Aprile, è sempre Aprile nei miei ricordi quando sono in bici e sto dietro al nonno Umbertino che con la sua Bianchi grigia e verde mi porta a pescare in via Guratti sotto al mio salice preferito. Si pescano i pesin da fare rigorosamente fritti, se ne pescano a manciate, sono molto fiera di saper montare una canna e preparare la pastura ma soprattutto sono fiera di essere lì con lui. Da altre postazioni strategiche si vedono seggiole pieghevoli ed altrettanti esperti, con loro ci si ferma a parlare e tutti, TUTTI, si vantano delle prede.

Poi per tornare a casa si passa per l’argine e lì sì che la cosa si fa interessante: a Po si trovano i top player della caccia al siluro.
Un essere mitologico per la me di undici anni. Dai racconti sembra essere una creatura venuta fuori dall’Ade, ognuno ha la sua personale avventura/disavventura con il mostro delle dimensioni sempre improbabili (ma di cui non vedo mai traccia)…

Passano gli anni e fino a qualche giorno fa del siluro era rimasta una certa aura di mistero, poi, sfogliando un giornale mi salta agli occhi un nome che riconosco, è del compaesano Diego Dal Bello. Leggo e viene fuori che lui la storia sul siluro non se la inventa per niente, anzi!

Ci incontriamo come fosse la prima volta perché, anche se tutto il mondo è paese, il paese alle volte rende le persone più distanti ed ecco la sorpresa: conosco un ragazzo estremamente preparato sotto ogni punto di vista. Mi racconta che pesca da anni con una consapevolezza che supera quella dei “vecchi” che vedevo sulle rive, pesca per sé stesso e con sé stesso.

Sono tanti gli aspetti tecnici che non farò finta di conoscere senza però capire, capisco invece che è fondamentale una buona attrezzatura, la giusta compagnia e una buona dose di tentativi.

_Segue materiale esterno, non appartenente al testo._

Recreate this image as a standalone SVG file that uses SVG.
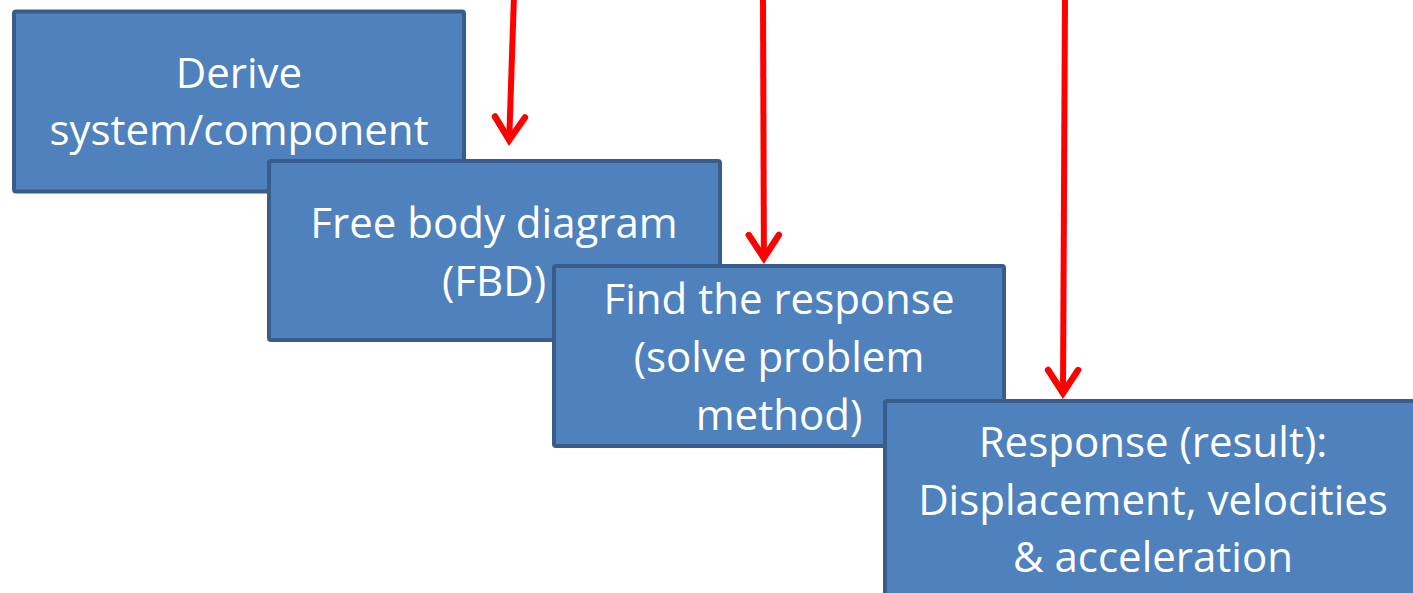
<svg xmlns="http://www.w3.org/2000/svg" width="1413" height="593" viewBox="0 0 1413 593">
  <style>
    .box { fill: #4F81BD; stroke: #385D8A; stroke-width: 4; }
    .lbl { font-family: "Open Sans", "Liberation Sans", sans-serif; font-size: 42px; fill: #FFFFFF; text-anchor: middle; }
    .arrow { stroke: #FF0000; stroke-width: 6; fill: none; marker-end: url(#head); }
  </style>
  <defs>
    <marker id="head" markerUnits="userSpaceOnUse" orient="auto" refX="0" refY="0" markerWidth="60" markerHeight="60" viewBox="-40 -30 60 60" overflow="visible">
      <path d="M -23 -15 L 0 0 L -23 15" fill="none" stroke="#FF0000" stroke-width="6.5" stroke-linecap="round" stroke-linejoin="miter" stroke-miterlimit="10"/>
    </marker>
  </defs>
  <rect width="1413" height="593" fill="#FFFFFF"/>

  <g id="node-derive">
    <rect class="box" x="14" y="11.5" width="450" height="180" rx="2"/>
    <text class="lbl" x="239" y="88">Derive</text>
    <text class="lbl" x="239" y="145">system/component</text>
  </g>

  <g id="node-fbd">
    <rect class="box" x="269" y="161" width="451" height="179" rx="2"/>
    <text class="lbl" x="494" y="238">Free body diagram</text>
    <text class="lbl" x="494" y="296">(FBD)</text>
  </g>

  <g id="node-find">
    <rect class="box" x="554" y="266" width="450" height="180" rx="2"/>
    <text class="lbl" x="779" y="314">Find the response</text>
    <text class="lbl" x="779" y="372">(solve problem</text>
    <text class="lbl" x="779" y="430">method)</text>
  </g>

  <g id="node-result">
    <rect class="box" x="885" y="401" width="540" height="250" rx="2"/>
    <text class="lbl" x="1153" y="457">Response (result):</text>
    <text class="lbl" x="1153" y="515">Displacement, velocities</text>
    <text class="lbl" x="1153" y="572">&amp; acceleration</text>
  </g>

  <g id="connectors">
    <line class="arrow" x1="514" y1="-5" x2="509.2" y2="140"/>
    <line class="arrow" x1="763" y1="-5" x2="763.9" y2="258"/>
    <line class="arrow" x1="1065" y1="-5" x2="1063" y2="393"/>
  </g>
</svg>
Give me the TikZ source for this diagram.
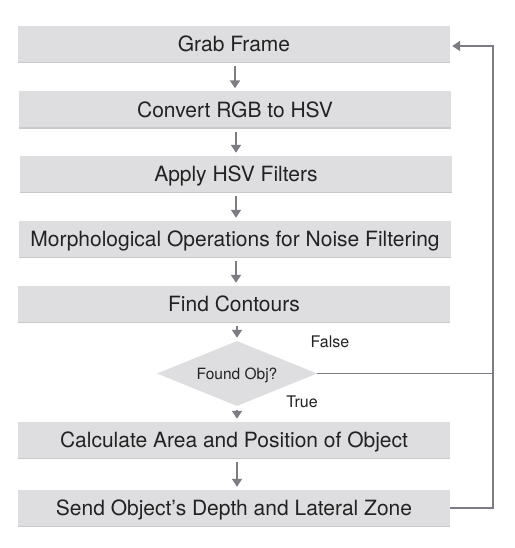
\documentclass[tikz,border=0pt]{standalone}
\usepackage{fontspec}
\setmainfont{TeX Gyre Heros}
\usetikzlibrary{shapes.geometric,arrows.meta,shadows}
\definecolor{boxfill}{HTML}{DEDEE0}
\definecolor{linecol}{HTML}{7C7D82}
\definecolor{txt}{HTML}{222222}
\tikzset{
  stepbox/.style={rectangle, fill=boxfill, minimum width=432pt, minimum height=36pt,
    inner sep=0pt, text=txt, font=\fontsize{21pt}{23pt}\selectfont,
    text height=15.2pt, text depth=0pt,
    drop shadow={shadow xshift=0pt, shadow yshift=-1.2pt, opacity=0.35, fill=black!60}},
  decide/.style={diamond, fill=boxfill, aspect=2.45, minimum width=160pt, minimum height=65pt,
    inner sep=0pt, text=txt, font=\fontsize{15.5pt}{17pt}\selectfont,
    text height=11.2pt, text depth=0pt},
  flow/.style={draw=linecol, line width=1.8pt, -{Triangle[length=8pt,width=10pt]}, shorten <=4pt, shorten >=3pt},
  back/.style={draw=linecol, line width=1.8pt},
  lbl/.style={text=txt, font=\fontsize{16pt}{18pt}\selectfont, inner sep=0pt}
}
\begin{document}
\begin{tikzpicture}[x=1pt,y=-1pt]
\useasboundingbox (0,0) rectangle (514,548);
\fill[white] (0,0) rectangle (514,548);
\node[stepbox] (grab) at (234,44) {Grab Frame};
\node[stepbox] (conv) at (235,109.5) {Convert RGB to HSV};
\node[stepbox] (apply) at (236,174) {Apply HSV Filters};
\node[stepbox] (morph) at (235,239) {Morphological Operations for Noise Filtering};
\node[stepbox] (find) at (234,304) {Find Contours};
\node[decide] (dec) at (237,373.5) {Found Obj?};
\node[stepbox] (calc) at (234,440) {Calculate Area and Position of Object};
\node[stepbox] (send) at (234,508) {Send Object’s Depth and Lateral Zone};
\coordinate (c1) at (493,508);
\coordinate (c2) at (493,46);
\coordinate (c3) at (493,373.5);
\draw[flow] (grab.south -| 235,0) -- (conv.north -| 235,0);
\draw[flow] (conv.south -| 236,0) -- (apply.north -| 236,0);
\draw[flow] (apply.south -| 236,0) -- (morph.north -| 236,0);
\draw[flow] (morph.south -| 236,0) -- (find.north -| 236,0);
\draw[flow] (find.south -| 237,0) -- (dec.north);
\draw[flow] (dec.south) -- (calc.north -| 237,0);
\draw[flow] (calc.south -| 237,0) -- (send.north -| 237,0);
\draw[back, -{Triangle[length=8pt,width=10pt]}, shorten >=2pt] (send.east) -- (c1) -- (c2) -- (grab.east |- c2);
\draw[draw=linecol, line width=1.3pt] (dec.east) -- (c3);
\node[lbl] (flbl) at (330,342) {False};
\node[lbl] (tlbl) at (302,402) {True};
\end{tikzpicture}
\end{document}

Il siluro è davvero una preda difficile, guardo le foto e mi rendo conto del perché della sua fama; il più grande che Diego ha pescato è un torello di più di due metri per 70/80kg di peso che giuoca bene la sua partita tanto che con la tecnica del vertical trascina la barca anche per centinaia di metri prima di essere domato.

È esaltante.

Ormai si è risvegliato quel sentimento che io stessa ho provato per cui sento che tutti dovrebbero poter provare almeno una volta la sensazione di quella brezza leggera che muove qualche piccola onda mentre si aspetta il movimento dell’amo, quella tensione dei nervi e dei muscoli che sembrano dover cedere ma che non mollano mai, quell’aria affumicata del falò (vietatissimo e per questo così poetico) sull’isolotto in mezzo al fiume…
La passione che Diego trasmette e trascinante come la corrente del fiume per cui già mi vedo sul nuovo super mezzo del Bonello (non dirò altro ma lo scoprirete…) solcare il Po facendo lo slalom tra le ormai troppo grandi isole create dalla siccità e pronta a sfidare quelle ciurme di pescatori di frodo che arrivano dai paesi del Danubio Blu apposta per poterne ripopolare le acque e rifornire rinomati ristoranti che in quel dell’Ungheria e dell’Austria considerano il siluro una prelibatezza per pochi.


In attesa della prossima gita a Po mi consolo con la pesca delle ochette alla fiera di San Giorgio!